A Seductive Offer is the first part in the Friends trilogy, it takes place in Yorkshire in the Regency period, but that is the only thing about this story that is really Regency, the time period. Kathryn Smith, as always, writes fluent plotlines and her writing is easy to read but I have to be honest, as much as I love her Ryland Brothers series and her paranormal series Brotherhood of Blood, this story could not hold my attention and it was quite a struggle to finish the book.
The main plotline is about domestic violence, Rachel’s stepfather is the violent type and her mother often has to suffer for it. Rachel is desperate to find a way out for her mother and herself, her mother claims she married again for Rachel’s sake so they could have a good life. But they would have been better off if her mother had taken a job as a seamstress then living with a wife beating bastard. Though I know that women in that time period had not much influence, the mother is so passive and resigned to her faith, it made me want to scream. Somehow Rachel irritated the hell out of me, yes she is courageous and bold and she tries to fix things, but she could have done something to help herself and her mother so much more previously.
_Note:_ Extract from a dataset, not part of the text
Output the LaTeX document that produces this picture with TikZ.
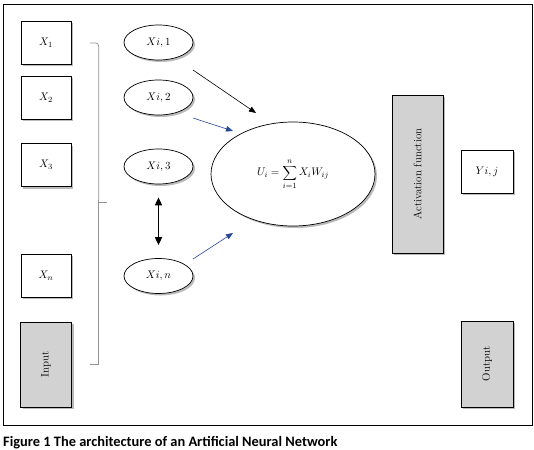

The other plotline is Braven’s guilt. The death of his best friend’s sister haunts him, he feels guilty, feels that he could have prevented it. So he drinks himself thoroughly plastered day in, day out so he won’t feel anything. He does this throughout the story and I kept waiting for him to man up, yes he does take charge of things again and he stands up to the evil and wicked stepfather but for the story it is too little and too late. He marries Rachel so he can help her and her mother and because it is time for him to get married. But with Rachel’s mother always in the picture there is hardly any romance going on, the old saying two is a party but three is a crowd certainly applies here.
Julian and Gabriel are Braven’s best friends and they both have their own story in part two and three of this trilogy. They have come to visit Braven and soon I caught myself that I was much more interested in reading their stories than in finishing this one. Although Rachel tries in her own way to make something of her life, Braven‘s character is just to washed out to enjoy. Perhaps it is just me but I did not like the whole domestic violence plotline, it wasn’t fleshed out well enough for my taste and the end of the story was almost an anticlimax.
So does that mean this is a bad story? No. It just did not charm me, it just went on and on without grabbing me. I like my heroes to be strong or that they undergo a certain change that makes them grow strong, I missed that in this story. But I am certainly not discouraged to read the other two stories in this trilogy for I know Kathryn Smith writes great stories, only A Seductive Offer could not enchant me.